George W. Bush Just Made His First Hole-in-one at Age 72

Retirement isn’t a time to give up your goals.

After years of golfing, former President George W. Bush celebrated his first hole-in-one with an Instagram post on Wednesday.

The 72-year-old former POTUS was golfing at Trinity Forest Golf Club, a private club in Dallas, Texas, this week. At the par-three 12th hole, Bush said he sank his first hole-in-one, with some coaching help from executives of the Bush Presidential Center.

“Next golf goal: live to 100 so I can shoot my age,” Bush wrote in the caption.

According to Golf Digest, Bush plays with a handicap of 10 points — so it wouldn’t be unheard of for him to shoot his age sometime in his 80s.

Bush is no stranger to the green. Golf even played a controversial part of the first term of his presidency. In 2003, Bush temporarily quit the sport after a bomb went off in Baghdad, killing more than a dozen people while he was golfing.

“I don't want some mom whose son may have recently died to see the commander in chief playing golf,” Bush said in 2008, according to The Washington Post. “I feel I owe it to the families to be in solidarity as best as I can with them.”

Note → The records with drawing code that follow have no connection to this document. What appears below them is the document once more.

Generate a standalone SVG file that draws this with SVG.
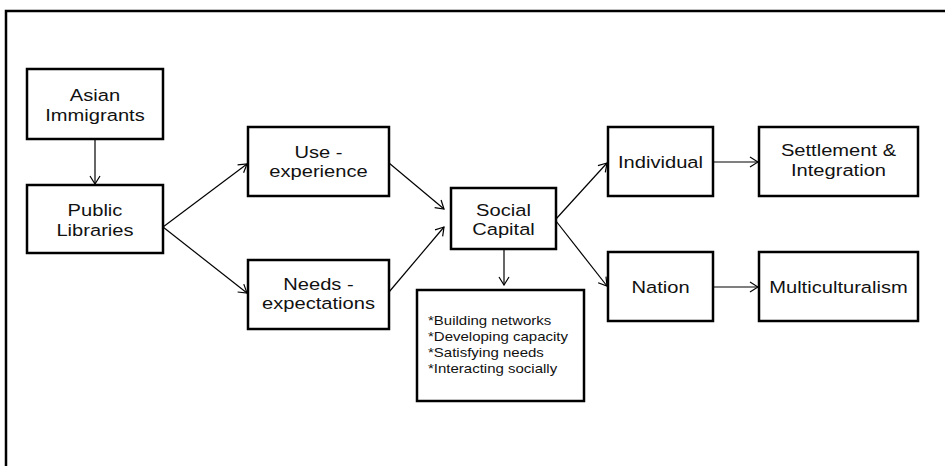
<svg xmlns="http://www.w3.org/2000/svg" width="945" height="466" viewBox="0 0 945 466">
<defs>
<style>
.box{fill:#fff;stroke:#000;stroke-width:2.5}
.t{font-family:"Liberation Sans",Arial,sans-serif;font-size:16.5px;fill:#111;text-anchor:middle}
.b{font-family:"Liberation Sans",Arial,sans-serif;font-size:12.5px;fill:#111}
.c{fill:none;stroke:#000;stroke-width:1.2}
</style>
<marker id="ah" markerWidth="10" markerHeight="12" refX="9" refY="6" orient="auto" markerUnits="userSpaceOnUse">
<path d="M1,1 L9,6 L1,11" fill="none" stroke="#000" stroke-width="1.2"/>
</marker>
</defs>
<rect width="945" height="466" fill="#fff"/>
<rect x="6" y="11" width="960" height="480" fill="none" stroke="#000" stroke-width="2.5"/>
<g id="connectors">
<line class="c" x1="95" y1="139" x2="95" y2="184" marker-end="url(#ah)"/>
<line class="c" x1="163" y1="227" x2="247" y2="164" marker-end="url(#ah)"/>
<line class="c" x1="163" y1="227" x2="247" y2="293" marker-end="url(#ah)"/>
<line class="c" x1="389" y1="163" x2="444" y2="209" marker-end="url(#ah)"/>
<line class="c" x1="389" y1="292" x2="444" y2="227" marker-end="url(#ah)"/>
<line class="c" x1="556" y1="219" x2="607" y2="163" marker-end="url(#ah)"/>
<line class="c" x1="556" y1="221" x2="607" y2="286" marker-end="url(#ah)"/>
<line class="c" x1="504" y1="249" x2="504" y2="285" marker-end="url(#ah)"/>
<line class="c" x1="713" y1="162" x2="758" y2="162" marker-end="url(#ah)"/>
<line class="c" x1="713" y1="287" x2="758" y2="287" marker-end="url(#ah)"/>
</g>
<g id="asian">
<rect class="box" x="27" y="69" width="136" height="70"/>
<g transform="translate(95,0) scale(1.22,1)"><text class="t" x="0" y="100.7">Asian</text><text class="t" x="0" y="121">Immigrants</text></g>
</g>
<g id="public">
<rect class="box" x="27" y="185" width="136" height="68"/>
<g transform="translate(95,0) scale(1.22,1)"><text class="t" x="0" y="215.7">Public</text><text class="t" x="0" y="235.7">Libraries</text></g>
</g>
<g id="use">
<rect class="box" x="248" y="127" width="141" height="69"/>
<g transform="translate(318.5,0) scale(1.22,1)"><text class="t" x="0" y="157.7">Use -</text><text class="t" x="0" y="177.3">experience</text></g>
</g>
<g id="needs">
<rect class="box" x="248" y="260" width="141" height="69"/>
<g transform="translate(318.5,0) scale(1.22,1)"><text class="t" x="0" y="290">Needs -</text><text class="t" x="0" y="309.5">expectations</text></g>
</g>
<g id="social">
<rect class="box" x="451" y="188" width="105" height="61"/>
<g transform="translate(503.5,0) scale(1.22,1)"><text class="t" x="0" y="215.7">Social</text><text class="t" x="0" y="235.3">Capital</text></g>
</g>
<g id="bullets">
<rect class="box" x="417" y="290" width="167" height="111"/>
<g transform="translate(428,0) scale(1.2,1)">
<text class="b" x="0" y="325.5">*Building  networks</text>
<text class="b" x="0" y="341.5">*Developing  capacity</text>
<text class="b" x="0" y="357.5">*Satisfying needs</text>
<text class="b" x="0" y="373.5">*Interacting socially</text>
</g>
</g>
<g id="individual">
<rect class="box" x="608" y="127" width="105" height="69"/>
<g transform="translate(660.5,0) scale(1.22,1)"><text class="t" x="0" y="167.8">Individual</text></g>
</g>
<g id="settlement">
<rect class="box" x="759" y="127" width="159" height="69"/>
<g transform="translate(838.5,0) scale(1.22,1)"><text class="t" x="0" y="156">Settlement &amp;</text><text class="t" x="0" y="176.5">Integration</text></g>
</g>
<g id="nation">
<rect class="box" x="608" y="252" width="105" height="69"/>
<g transform="translate(660.5,0) scale(1.22,1)"><text class="t" x="0" y="292.8">Nation</text></g>
</g>
<g id="multi">
<rect class="box" x="759" y="252" width="159" height="69"/>
<g transform="translate(838.5,0) scale(1.22,1)"><text class="t" x="0" y="292.8">Multiculturalism</text></g>
</g>
</svg>
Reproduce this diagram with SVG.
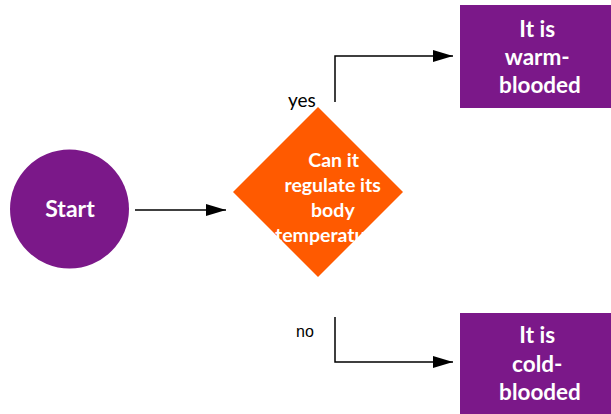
<svg xmlns="http://www.w3.org/2000/svg" width="611" height="414" viewBox="0 0 611 414">
  <style>
    .terminal { fill: #7b1889; }
    .decision { fill: #ff5a00; }
    .label { font-family: Lato, "Liberation Sans", sans-serif; font-weight: bold; fill: #ffffff; text-anchor: middle; }
    .edge { fill: none; stroke: #000000; stroke-width: 1.5; }
    .edge-label { font-family: Lato, sans-serif; font-size: 19px; fill: #000000; }
  </style>
  <defs>
    <marker id="arrow" viewBox="0 0 20 12" refX="20" refY="6" markerWidth="20" markerHeight="12" markerUnits="userSpaceOnUse" orient="auto">
      <path d="M0,0 L20,6 L0,12 Z" fill="#000000"/>
    </marker>
  </defs>

  <rect width="611" height="414" fill="#ffffff"/>

  <g id="start">
    <circle class="terminal" cx="69.5" cy="209" r="59.5"/>
    <text class="label" x="70" y="217" font-size="23">Start</text>
  </g>

  <g id="decision">
    <polygon class="decision" points="318,107 403,192 318,277 233,192"/>
    <text class="label" font-size="19.5">
      <tspan x="336" y="167">Can it</tspan>
      <tspan x="335" y="192">regulate its</tspan>
      <tspan x="335" y="217">body</tspan>
      <tspan x="329" y="242">temperature</tspan>
    </text>
  </g>

  <g id="warm">
    <rect class="terminal" x="460" y="5" width="151" height="103"/>
    <text class="label" font-size="22.5">
      <tspan x="540" y="37">It is</tspan>
      <tspan x="540" y="65">warm-</tspan>
      <tspan x="540" y="93">blooded</tspan>
    </text>
  </g>

  <g id="cold">
    <rect class="terminal" x="460" y="313" width="151" height="101"/>
    <text class="label" font-size="22.5">
      <tspan x="540" y="343">It is</tspan>
      <tspan x="540" y="372">cold-</tspan>
      <tspan x="540" y="400">blooded</tspan>
    </text>
  </g>

  <g id="connectors">
    <path class="edge" d="M135,210 H226" marker-end="url(#arrow)"/>
    <path class="edge" d="M335,102 V56 H453" marker-end="url(#arrow)"/>
    <path class="edge" d="M335,317 V362 H453" marker-end="url(#arrow)"/>
    <text class="edge-label" x="288" y="107">yes</text>
    <text x="296" y="337" font-family="'Liberation Sans', Arial, sans-serif" font-size="16" fill="#000000">no</text>
  </g>
</svg>
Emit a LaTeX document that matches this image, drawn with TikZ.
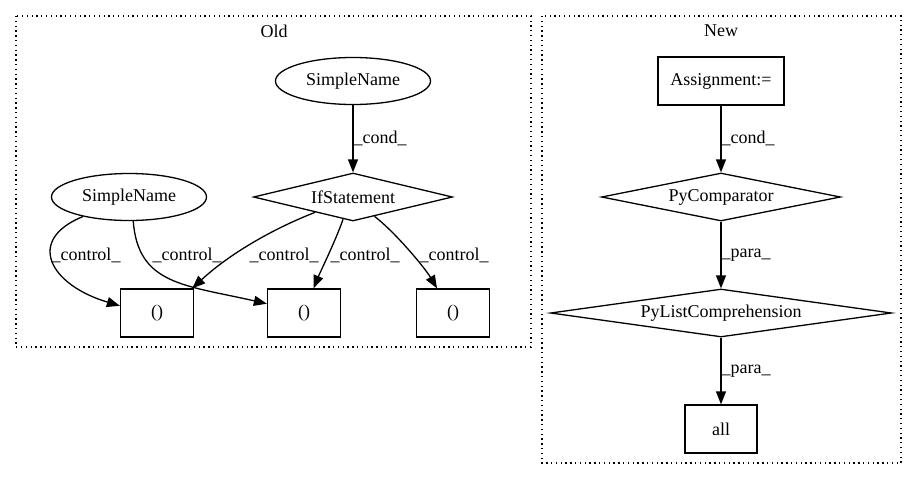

In retirement, he took up the sport again. In 2017, he joined fellow former presidents Bill Clinton and Barack Obama at the Presidents Cup at Liberty National Golf Course in New Jersey. A few years earlier, he defended President Obama after his successor was photographed on the golf course.

Trinity Forest Golf Club will host the AT&T Byron Nelson Championship in May and then it will host the PGA Championship a week later.